▸ **Your task**
Reproduce, word for word, the span of lines starting at the line holding "What matplotlib code" and ending at the line holding "ax.set_axisbelow(True)". Omit every picture.

▸ **Dataset content**
□ □ □ □

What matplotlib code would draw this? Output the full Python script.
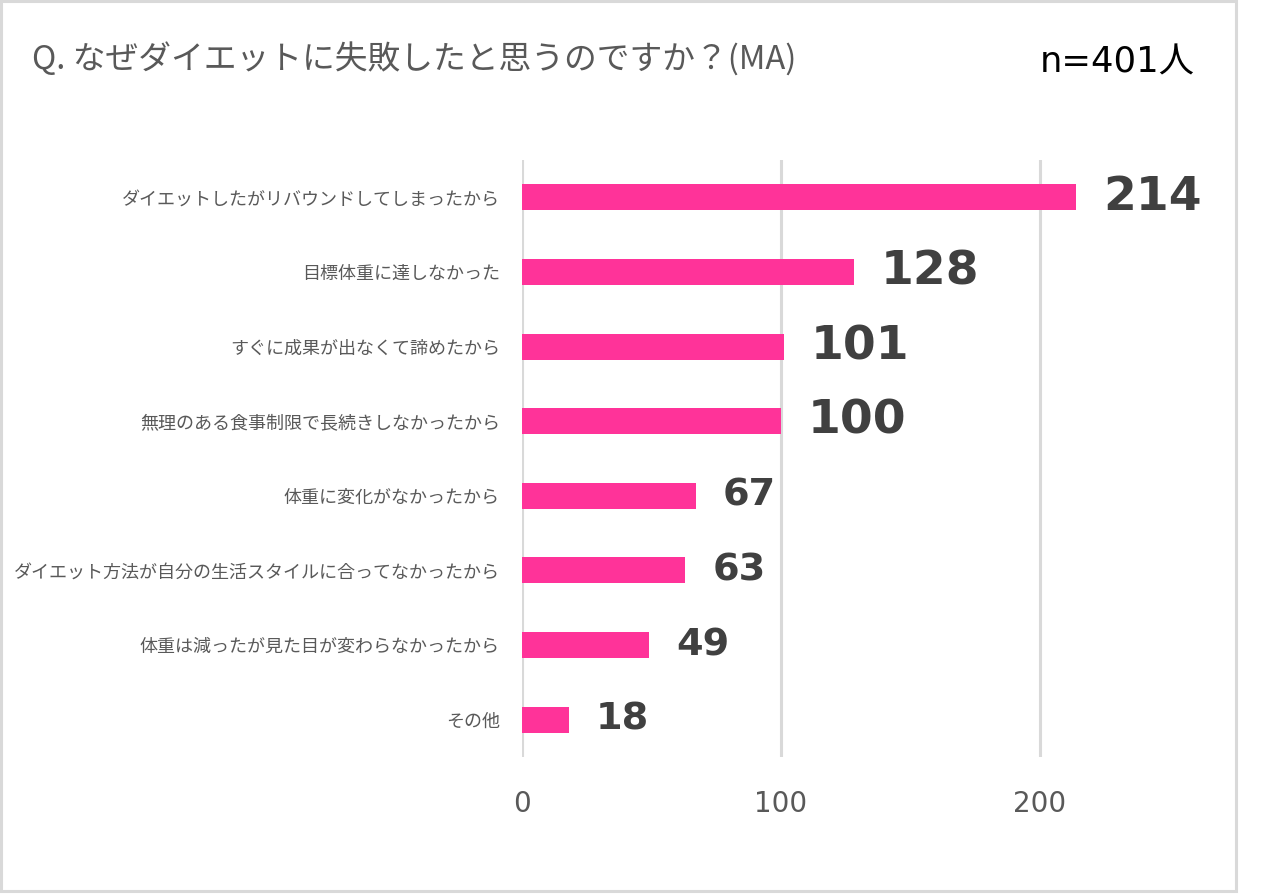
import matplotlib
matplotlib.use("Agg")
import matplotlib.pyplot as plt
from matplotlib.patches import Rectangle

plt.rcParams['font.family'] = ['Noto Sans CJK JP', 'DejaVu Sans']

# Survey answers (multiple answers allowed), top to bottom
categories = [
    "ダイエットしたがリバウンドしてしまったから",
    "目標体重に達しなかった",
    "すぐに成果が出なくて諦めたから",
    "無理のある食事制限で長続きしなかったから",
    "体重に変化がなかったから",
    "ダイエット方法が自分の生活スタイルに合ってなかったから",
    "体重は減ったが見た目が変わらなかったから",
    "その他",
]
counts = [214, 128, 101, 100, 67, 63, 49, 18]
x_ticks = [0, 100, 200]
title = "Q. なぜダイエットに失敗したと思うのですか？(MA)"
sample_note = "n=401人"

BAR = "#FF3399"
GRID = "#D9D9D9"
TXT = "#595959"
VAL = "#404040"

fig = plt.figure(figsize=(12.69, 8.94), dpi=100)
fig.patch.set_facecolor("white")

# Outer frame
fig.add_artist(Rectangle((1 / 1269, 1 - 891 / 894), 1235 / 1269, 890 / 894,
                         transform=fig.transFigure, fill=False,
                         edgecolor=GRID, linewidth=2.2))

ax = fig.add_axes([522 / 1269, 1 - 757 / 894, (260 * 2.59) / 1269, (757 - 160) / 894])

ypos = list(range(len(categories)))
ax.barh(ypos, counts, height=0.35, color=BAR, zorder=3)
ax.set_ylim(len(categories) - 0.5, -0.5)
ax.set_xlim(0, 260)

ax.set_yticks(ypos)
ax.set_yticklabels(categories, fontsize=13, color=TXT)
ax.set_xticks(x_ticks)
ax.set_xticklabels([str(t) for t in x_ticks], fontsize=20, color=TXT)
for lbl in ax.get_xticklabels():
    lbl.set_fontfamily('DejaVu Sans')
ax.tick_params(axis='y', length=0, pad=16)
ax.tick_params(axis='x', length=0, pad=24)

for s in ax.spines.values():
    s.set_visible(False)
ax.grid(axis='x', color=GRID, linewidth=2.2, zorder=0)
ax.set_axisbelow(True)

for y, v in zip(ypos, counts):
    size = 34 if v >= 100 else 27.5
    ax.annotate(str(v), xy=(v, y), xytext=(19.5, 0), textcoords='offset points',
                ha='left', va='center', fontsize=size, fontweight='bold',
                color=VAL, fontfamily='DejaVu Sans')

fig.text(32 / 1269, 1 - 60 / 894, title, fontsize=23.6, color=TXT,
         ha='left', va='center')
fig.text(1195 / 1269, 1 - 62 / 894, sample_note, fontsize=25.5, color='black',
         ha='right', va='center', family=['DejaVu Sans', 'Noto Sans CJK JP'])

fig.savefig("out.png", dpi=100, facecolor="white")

□ □ □ □

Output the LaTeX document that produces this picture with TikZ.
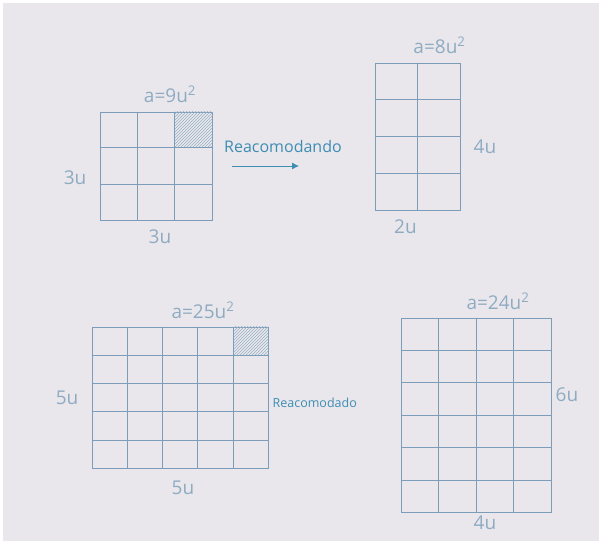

□ □ □ □

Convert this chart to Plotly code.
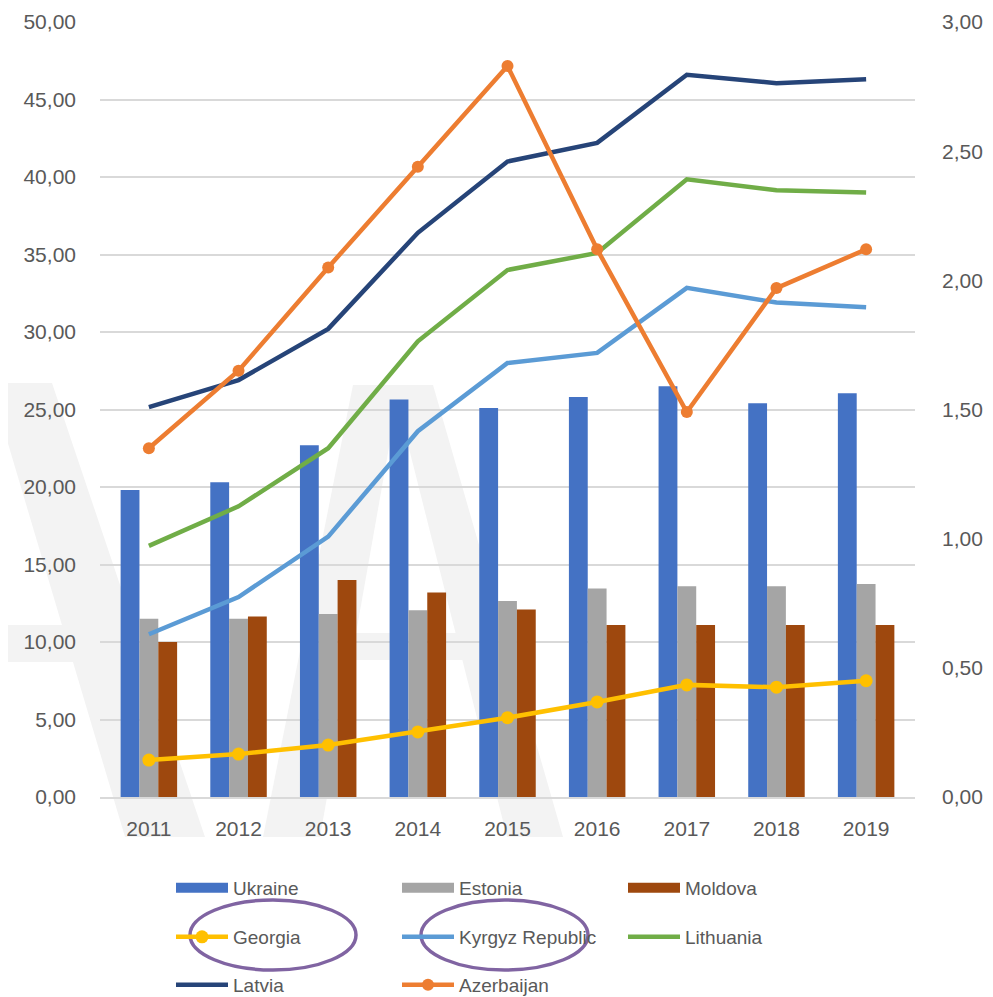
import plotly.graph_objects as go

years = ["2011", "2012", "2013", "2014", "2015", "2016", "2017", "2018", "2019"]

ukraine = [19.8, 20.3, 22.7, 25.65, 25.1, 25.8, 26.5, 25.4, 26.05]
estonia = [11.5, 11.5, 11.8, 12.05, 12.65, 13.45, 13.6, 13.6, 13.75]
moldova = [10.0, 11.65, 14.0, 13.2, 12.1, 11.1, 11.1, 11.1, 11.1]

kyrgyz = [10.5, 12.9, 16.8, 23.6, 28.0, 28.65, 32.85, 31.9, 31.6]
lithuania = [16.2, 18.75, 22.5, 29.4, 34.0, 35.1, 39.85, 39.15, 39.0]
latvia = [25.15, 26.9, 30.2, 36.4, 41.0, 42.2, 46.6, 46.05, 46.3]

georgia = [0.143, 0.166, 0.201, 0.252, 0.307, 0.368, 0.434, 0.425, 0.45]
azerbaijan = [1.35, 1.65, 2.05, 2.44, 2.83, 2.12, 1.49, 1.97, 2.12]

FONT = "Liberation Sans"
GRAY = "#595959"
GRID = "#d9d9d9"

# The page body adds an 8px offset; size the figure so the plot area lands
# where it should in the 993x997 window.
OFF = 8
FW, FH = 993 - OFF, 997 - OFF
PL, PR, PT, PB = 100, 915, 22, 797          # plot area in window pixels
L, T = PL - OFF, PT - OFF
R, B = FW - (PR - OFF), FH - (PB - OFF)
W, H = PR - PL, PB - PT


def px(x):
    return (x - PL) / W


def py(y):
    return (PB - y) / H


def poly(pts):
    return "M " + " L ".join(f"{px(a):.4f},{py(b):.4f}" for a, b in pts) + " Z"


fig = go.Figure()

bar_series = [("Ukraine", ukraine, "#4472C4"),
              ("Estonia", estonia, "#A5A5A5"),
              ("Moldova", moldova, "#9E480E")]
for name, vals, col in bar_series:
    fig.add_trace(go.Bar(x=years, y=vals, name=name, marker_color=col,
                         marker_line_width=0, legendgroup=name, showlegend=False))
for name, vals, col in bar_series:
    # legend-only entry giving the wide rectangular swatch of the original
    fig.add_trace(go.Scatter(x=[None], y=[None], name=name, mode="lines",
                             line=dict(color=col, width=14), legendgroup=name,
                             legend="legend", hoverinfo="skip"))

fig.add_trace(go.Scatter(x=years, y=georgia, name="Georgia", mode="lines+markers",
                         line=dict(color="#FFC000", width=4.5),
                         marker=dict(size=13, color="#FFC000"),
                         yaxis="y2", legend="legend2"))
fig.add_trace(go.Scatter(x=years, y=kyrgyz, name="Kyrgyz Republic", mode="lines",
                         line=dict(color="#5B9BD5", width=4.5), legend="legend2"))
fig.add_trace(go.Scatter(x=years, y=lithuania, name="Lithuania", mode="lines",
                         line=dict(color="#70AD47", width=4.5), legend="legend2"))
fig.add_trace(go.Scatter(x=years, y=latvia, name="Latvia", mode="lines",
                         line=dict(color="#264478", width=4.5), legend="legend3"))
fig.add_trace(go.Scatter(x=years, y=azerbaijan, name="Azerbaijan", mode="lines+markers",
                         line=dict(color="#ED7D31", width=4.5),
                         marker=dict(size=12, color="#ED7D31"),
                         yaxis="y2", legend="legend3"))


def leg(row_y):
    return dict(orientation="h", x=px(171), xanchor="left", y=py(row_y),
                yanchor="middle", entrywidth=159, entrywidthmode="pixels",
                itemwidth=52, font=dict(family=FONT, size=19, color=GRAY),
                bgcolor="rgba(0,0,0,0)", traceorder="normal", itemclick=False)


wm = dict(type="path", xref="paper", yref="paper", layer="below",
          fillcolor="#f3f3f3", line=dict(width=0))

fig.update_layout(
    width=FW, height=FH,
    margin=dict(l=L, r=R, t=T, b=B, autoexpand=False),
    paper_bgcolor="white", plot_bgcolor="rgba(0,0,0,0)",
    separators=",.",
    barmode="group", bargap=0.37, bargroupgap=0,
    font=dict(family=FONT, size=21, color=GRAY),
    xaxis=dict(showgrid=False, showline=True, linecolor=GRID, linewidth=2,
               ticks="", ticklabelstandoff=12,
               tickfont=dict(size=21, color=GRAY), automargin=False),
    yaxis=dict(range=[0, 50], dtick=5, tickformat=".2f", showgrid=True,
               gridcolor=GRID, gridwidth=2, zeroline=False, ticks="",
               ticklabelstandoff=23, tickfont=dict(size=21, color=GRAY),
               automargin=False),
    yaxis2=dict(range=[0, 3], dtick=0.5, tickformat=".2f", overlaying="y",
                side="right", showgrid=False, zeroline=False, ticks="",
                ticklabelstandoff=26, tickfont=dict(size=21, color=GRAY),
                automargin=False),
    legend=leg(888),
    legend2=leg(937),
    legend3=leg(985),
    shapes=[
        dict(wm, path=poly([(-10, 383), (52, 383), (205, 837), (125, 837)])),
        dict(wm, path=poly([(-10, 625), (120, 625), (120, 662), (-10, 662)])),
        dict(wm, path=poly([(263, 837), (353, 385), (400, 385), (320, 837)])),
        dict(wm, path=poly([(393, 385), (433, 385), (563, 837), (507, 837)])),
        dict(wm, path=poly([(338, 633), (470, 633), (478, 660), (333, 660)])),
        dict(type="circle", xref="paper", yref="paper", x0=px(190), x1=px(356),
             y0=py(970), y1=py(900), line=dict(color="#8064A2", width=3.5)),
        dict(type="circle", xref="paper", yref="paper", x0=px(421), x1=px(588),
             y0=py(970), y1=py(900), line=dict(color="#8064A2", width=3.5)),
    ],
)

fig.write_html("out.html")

□ □ □ □

▸ **The response**
What matplotlib code would draw this? Output the full Python script.
import matplotlib
matplotlib.use("Agg")
import matplotlib.pyplot as plt
from matplotlib.patches import Rectangle

plt.rcParams['font.family'] = ['Noto Sans CJK JP', 'DejaVu Sans']

# Survey answers (multiple answers allowed), top to bottom
categories = [
    "ダイエットしたがリバウンドしてしまったから",
    "目標体重に達しなかった",
    "すぐに成果が出なくて諦めたから",
    "無理のある食事制限で長続きしなかったから",
    "体重に変化がなかったから",
    "ダイエット方法が自分の生活スタイルに合ってなかったから",
    "体重は減ったが見た目が変わらなかったから",
    "その他",
]
counts = [214, 128, 101, 100, 67, 63, 49, 18]
x_ticks = [0, 100, 200]
title = "Q. なぜダイエットに失敗したと思うのですか？(MA)"
sample_note = "n=401人"

BAR = "#FF3399"
GRID = "#D9D9D9"
TXT = "#595959"
VAL = "#404040"

fig = plt.figure(figsize=(12.69, 8.94), dpi=100)
fig.patch.set_facecolor("white")

# Outer frame
fig.add_artist(Rectangle((1 / 1269, 1 - 891 / 894), 1235 / 1269, 890 / 894,
                         transform=fig.transFigure, fill=False,
                         edgecolor=GRID, linewidth=2.2))

ax = fig.add_axes([522 / 1269, 1 - 757 / 894, (260 * 2.59) / 1269, (757 - 160) / 894])

ypos = list(range(len(categories)))
ax.barh(ypos, counts, height=0.35, color=BAR, zorder=3)
ax.set_ylim(len(categories) - 0.5, -0.5)
ax.set_xlim(0, 260)

ax.set_yticks(ypos)
ax.set_yticklabels(categories, fontsize=13, color=TXT)
ax.set_xticks(x_ticks)
ax.set_xticklabels([str(t) for t in x_ticks], fontsize=20, color=TXT)
for lbl in ax.get_xticklabels():
    lbl.set_fontfamily('DejaVu Sans')
ax.tick_params(axis='y', length=0, pad=16)
ax.tick_params(axis='x', length=0, pad=24)

for s in ax.spines.values():
    s.set_visible(False)
ax.grid(axis='x', color=GRID, linewidth=2.2, zorder=0)
ax.set_axisbelow(True)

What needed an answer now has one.